**What you will do**
Extract, exactly, the lines from the line containing "What Apache ECharts" to the line containing "26, interval: 2", with both lines included and any pictures left out.

**Records**
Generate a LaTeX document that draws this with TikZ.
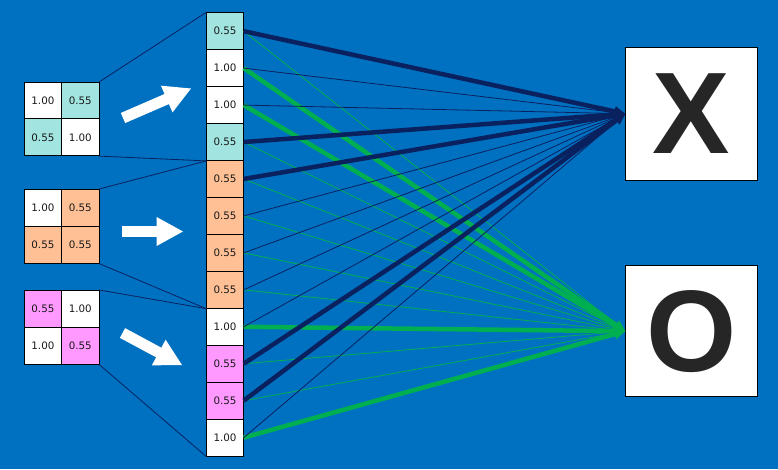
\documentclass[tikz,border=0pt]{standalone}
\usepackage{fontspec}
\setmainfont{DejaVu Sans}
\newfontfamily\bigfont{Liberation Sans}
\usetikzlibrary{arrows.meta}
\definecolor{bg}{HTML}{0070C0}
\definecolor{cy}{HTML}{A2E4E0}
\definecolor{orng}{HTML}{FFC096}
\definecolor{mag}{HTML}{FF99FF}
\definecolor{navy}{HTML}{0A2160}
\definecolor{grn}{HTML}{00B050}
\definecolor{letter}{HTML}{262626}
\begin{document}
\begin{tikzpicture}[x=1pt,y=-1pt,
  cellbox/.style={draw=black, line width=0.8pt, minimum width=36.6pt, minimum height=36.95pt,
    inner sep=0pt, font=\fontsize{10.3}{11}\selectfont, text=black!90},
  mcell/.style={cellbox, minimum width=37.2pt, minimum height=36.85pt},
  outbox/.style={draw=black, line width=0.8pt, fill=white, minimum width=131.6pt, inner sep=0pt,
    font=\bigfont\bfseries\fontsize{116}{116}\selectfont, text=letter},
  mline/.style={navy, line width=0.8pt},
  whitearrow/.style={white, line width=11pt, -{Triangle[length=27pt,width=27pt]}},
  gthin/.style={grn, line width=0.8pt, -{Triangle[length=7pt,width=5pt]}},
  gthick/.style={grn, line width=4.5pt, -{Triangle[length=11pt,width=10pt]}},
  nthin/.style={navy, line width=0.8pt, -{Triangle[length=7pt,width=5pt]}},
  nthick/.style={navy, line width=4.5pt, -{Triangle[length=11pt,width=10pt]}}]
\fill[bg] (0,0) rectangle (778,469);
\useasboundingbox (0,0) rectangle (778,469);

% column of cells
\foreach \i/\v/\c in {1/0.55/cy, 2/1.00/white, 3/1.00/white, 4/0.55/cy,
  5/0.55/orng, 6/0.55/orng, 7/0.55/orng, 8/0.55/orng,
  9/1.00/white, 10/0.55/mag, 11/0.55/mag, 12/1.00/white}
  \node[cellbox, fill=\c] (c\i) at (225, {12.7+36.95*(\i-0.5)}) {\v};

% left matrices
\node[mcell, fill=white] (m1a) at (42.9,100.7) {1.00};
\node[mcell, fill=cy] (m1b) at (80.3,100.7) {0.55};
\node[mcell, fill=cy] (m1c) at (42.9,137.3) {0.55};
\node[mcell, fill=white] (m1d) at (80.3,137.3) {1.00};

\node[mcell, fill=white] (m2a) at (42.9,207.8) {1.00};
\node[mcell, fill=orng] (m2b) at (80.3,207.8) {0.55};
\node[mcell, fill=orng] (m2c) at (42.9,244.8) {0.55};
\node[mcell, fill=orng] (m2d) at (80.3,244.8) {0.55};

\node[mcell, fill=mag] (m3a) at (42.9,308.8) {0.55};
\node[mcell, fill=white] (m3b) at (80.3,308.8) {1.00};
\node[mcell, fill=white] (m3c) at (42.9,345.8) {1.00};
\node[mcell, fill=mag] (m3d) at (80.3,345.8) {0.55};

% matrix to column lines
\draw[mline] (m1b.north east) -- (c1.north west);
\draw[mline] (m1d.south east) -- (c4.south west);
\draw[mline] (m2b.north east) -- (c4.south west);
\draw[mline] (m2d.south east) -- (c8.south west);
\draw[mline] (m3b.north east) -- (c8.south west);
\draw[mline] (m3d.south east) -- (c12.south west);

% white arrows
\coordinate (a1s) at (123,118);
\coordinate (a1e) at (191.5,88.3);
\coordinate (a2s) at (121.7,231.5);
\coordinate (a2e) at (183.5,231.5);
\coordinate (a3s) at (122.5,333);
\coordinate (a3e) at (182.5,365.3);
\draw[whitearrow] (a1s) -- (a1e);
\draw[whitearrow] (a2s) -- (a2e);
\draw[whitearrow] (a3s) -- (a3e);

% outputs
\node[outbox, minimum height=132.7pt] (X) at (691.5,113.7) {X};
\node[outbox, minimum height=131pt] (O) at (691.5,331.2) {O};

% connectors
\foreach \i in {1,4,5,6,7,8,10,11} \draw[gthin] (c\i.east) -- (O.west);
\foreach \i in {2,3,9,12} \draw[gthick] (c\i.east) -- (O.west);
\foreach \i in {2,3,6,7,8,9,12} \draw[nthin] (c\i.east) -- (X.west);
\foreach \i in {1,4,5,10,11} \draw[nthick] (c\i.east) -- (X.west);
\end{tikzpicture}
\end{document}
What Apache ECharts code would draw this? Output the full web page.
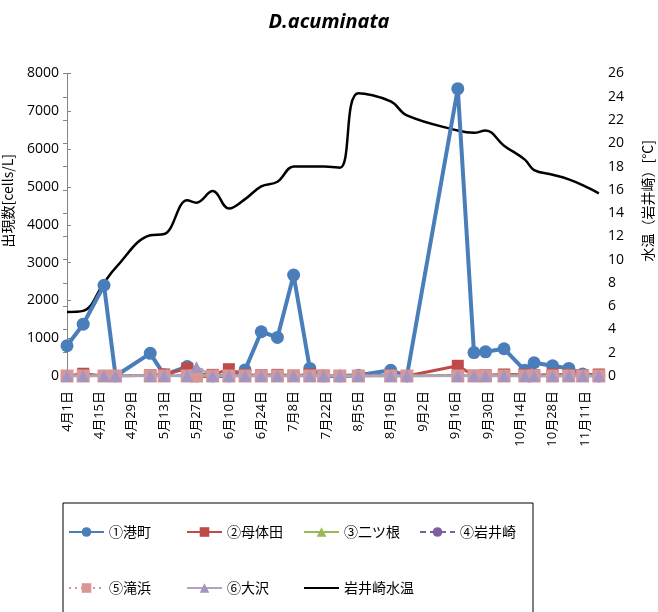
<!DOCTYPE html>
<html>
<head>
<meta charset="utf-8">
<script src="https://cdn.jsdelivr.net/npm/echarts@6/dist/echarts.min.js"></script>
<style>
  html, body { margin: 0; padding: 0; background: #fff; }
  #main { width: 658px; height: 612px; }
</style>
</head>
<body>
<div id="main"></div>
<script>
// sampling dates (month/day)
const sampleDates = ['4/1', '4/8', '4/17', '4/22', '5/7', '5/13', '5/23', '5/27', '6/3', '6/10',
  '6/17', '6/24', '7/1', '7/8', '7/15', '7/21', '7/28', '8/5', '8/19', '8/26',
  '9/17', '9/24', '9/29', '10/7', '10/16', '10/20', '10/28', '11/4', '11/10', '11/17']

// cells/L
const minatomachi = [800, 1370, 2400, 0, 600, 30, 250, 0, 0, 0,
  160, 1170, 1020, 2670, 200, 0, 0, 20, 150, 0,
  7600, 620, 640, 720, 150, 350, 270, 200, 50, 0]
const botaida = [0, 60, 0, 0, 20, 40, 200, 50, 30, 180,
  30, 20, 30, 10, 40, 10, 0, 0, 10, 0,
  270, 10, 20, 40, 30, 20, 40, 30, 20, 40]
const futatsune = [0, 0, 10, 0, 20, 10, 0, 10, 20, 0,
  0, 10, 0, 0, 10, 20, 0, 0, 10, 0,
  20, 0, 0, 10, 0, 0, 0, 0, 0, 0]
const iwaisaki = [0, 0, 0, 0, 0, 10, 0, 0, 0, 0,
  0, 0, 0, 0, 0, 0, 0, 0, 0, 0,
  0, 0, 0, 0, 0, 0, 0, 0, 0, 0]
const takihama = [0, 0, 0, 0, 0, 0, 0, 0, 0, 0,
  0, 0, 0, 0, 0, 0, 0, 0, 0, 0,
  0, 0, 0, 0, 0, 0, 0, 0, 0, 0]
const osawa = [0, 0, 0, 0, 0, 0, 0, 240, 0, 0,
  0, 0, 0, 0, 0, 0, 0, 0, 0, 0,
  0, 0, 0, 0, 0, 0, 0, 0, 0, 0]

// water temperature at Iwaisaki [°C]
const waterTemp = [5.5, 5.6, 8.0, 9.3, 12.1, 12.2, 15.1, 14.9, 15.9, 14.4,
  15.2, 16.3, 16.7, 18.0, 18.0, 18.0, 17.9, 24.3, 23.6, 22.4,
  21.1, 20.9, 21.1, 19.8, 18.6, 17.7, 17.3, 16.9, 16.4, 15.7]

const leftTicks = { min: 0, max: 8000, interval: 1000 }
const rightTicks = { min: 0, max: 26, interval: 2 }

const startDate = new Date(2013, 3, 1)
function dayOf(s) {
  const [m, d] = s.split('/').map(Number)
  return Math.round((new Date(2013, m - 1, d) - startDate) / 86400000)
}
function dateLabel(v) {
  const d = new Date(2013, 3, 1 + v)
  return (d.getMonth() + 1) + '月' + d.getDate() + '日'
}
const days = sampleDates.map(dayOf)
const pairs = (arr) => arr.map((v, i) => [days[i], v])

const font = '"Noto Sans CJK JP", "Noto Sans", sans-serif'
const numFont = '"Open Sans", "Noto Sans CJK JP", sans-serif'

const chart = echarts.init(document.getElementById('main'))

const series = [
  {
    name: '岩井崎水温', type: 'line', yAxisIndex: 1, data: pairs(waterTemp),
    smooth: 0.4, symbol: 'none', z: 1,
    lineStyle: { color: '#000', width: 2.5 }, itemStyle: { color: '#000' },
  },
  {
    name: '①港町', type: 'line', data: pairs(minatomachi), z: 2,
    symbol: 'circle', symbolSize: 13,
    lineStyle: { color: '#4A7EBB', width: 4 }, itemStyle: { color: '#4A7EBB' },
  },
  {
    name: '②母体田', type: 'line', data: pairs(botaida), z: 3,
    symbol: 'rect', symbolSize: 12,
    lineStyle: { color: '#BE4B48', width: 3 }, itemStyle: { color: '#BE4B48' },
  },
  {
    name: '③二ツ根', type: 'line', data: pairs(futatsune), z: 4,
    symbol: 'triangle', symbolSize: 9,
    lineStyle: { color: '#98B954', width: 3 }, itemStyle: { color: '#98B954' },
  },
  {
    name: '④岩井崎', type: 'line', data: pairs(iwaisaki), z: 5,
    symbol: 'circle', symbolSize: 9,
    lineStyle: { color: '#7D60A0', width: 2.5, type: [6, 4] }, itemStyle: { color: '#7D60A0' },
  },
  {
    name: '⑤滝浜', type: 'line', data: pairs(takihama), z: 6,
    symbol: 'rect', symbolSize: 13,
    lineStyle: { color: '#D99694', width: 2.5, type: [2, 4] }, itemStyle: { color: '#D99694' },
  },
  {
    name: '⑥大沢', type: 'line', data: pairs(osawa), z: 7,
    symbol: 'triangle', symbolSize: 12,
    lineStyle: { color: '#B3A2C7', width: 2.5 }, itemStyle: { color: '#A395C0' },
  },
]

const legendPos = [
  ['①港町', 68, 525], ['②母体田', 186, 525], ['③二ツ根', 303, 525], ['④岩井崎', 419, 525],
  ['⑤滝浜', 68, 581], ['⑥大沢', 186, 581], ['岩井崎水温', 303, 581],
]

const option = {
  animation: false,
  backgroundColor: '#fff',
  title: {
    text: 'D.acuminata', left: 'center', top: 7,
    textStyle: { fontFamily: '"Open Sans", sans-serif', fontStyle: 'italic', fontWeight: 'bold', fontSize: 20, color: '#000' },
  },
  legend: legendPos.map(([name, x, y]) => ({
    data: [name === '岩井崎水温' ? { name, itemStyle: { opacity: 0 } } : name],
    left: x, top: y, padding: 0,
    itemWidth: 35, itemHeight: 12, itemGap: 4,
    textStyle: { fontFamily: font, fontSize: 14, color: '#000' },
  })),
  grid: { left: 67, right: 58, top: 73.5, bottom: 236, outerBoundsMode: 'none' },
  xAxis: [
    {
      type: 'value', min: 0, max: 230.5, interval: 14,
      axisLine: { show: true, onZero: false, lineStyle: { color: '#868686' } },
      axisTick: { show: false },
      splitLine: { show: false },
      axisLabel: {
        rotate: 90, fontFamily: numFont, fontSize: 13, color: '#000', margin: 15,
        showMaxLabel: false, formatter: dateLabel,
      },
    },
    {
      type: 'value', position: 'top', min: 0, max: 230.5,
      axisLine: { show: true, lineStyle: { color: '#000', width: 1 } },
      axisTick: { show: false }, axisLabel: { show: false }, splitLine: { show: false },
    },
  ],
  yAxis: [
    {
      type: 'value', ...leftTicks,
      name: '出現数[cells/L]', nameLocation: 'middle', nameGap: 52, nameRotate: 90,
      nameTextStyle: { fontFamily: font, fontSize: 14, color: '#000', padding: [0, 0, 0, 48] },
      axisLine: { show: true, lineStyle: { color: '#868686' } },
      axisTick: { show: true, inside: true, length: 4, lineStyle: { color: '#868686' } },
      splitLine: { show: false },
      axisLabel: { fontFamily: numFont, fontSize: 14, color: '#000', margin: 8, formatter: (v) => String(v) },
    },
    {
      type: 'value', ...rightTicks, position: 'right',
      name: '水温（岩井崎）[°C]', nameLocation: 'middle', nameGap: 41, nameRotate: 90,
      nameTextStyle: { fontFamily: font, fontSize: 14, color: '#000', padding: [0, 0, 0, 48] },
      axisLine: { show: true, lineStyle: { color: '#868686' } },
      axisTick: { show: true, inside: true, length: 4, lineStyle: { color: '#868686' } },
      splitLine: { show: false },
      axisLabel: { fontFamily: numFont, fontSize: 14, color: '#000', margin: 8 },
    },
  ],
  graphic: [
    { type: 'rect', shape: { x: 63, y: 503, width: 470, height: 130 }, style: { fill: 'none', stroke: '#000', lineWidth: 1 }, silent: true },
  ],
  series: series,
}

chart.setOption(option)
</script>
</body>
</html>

**Completed exercise**
What Apache ECharts code would draw this? Output the full web page.
<!DOCTYPE html>
<html>
<head>
<meta charset="utf-8">
<script src="https://cdn.jsdelivr.net/npm/echarts@6/dist/echarts.min.js"></script>
<style>
  html, body { margin: 0; padding: 0; background: #fff; }
  #main { width: 658px; height: 612px; }
</style>
</head>
<body>
<div id="main"></div>
<script>
// sampling dates (month/day)
const sampleDates = ['4/1', '4/8', '4/17', '4/22', '5/7', '5/13', '5/23', '5/27', '6/3', '6/10',
  '6/17', '6/24', '7/1', '7/8', '7/15', '7/21', '7/28', '8/5', '8/19', '8/26',
  '9/17', '9/24', '9/29', '10/7', '10/16', '10/20', '10/28', '11/4', '11/10', '11/17']

// cells/L
const minatomachi = [800, 1370, 2400, 0, 600, 30, 250, 0, 0, 0,
  160, 1170, 1020, 2670, 200, 0, 0, 20, 150, 0,
  7600, 620, 640, 720, 150, 350, 270, 200, 50, 0]
const botaida = [0, 60, 0, 0, 20, 40, 200, 50, 30, 180,
  30, 20, 30, 10, 40, 10, 0, 0, 10, 0,
  270, 10, 20, 40, 30, 20, 40, 30, 20, 40]
const futatsune = [0, 0, 10, 0, 20, 10, 0, 10, 20, 0,
  0, 10, 0, 0, 10, 20, 0, 0, 10, 0,
  20, 0, 0, 10, 0, 0, 0, 0, 0, 0]
const iwaisaki = [0, 0, 0, 0, 0, 10, 0, 0, 0, 0,
  0, 0, 0, 0, 0, 0, 0, 0, 0, 0,
  0, 0, 0, 0, 0, 0, 0, 0, 0, 0]
const takihama = [0, 0, 0, 0, 0, 0, 0, 0, 0, 0,
  0, 0, 0, 0, 0, 0, 0, 0, 0, 0,
  0, 0, 0, 0, 0, 0, 0, 0, 0, 0]
const osawa = [0, 0, 0, 0, 0, 0, 0, 240, 0, 0,
  0, 0, 0, 0, 0, 0, 0, 0, 0, 0,
  0, 0, 0, 0, 0, 0, 0, 0, 0, 0]

// water temperature at Iwaisaki [°C]
const waterTemp = [5.5, 5.6, 8.0, 9.3, 12.1, 12.2, 15.1, 14.9, 15.9, 14.4,
  15.2, 16.3, 16.7, 18.0, 18.0, 18.0, 17.9, 24.3, 23.6, 22.4,
  21.1, 20.9, 21.1, 19.8, 18.6, 17.7, 17.3, 16.9, 16.4, 15.7]

const leftTicks = { min: 0, max: 8000, interval: 1000 }
const rightTicks = { min: 0, max: 26, interval: 2 }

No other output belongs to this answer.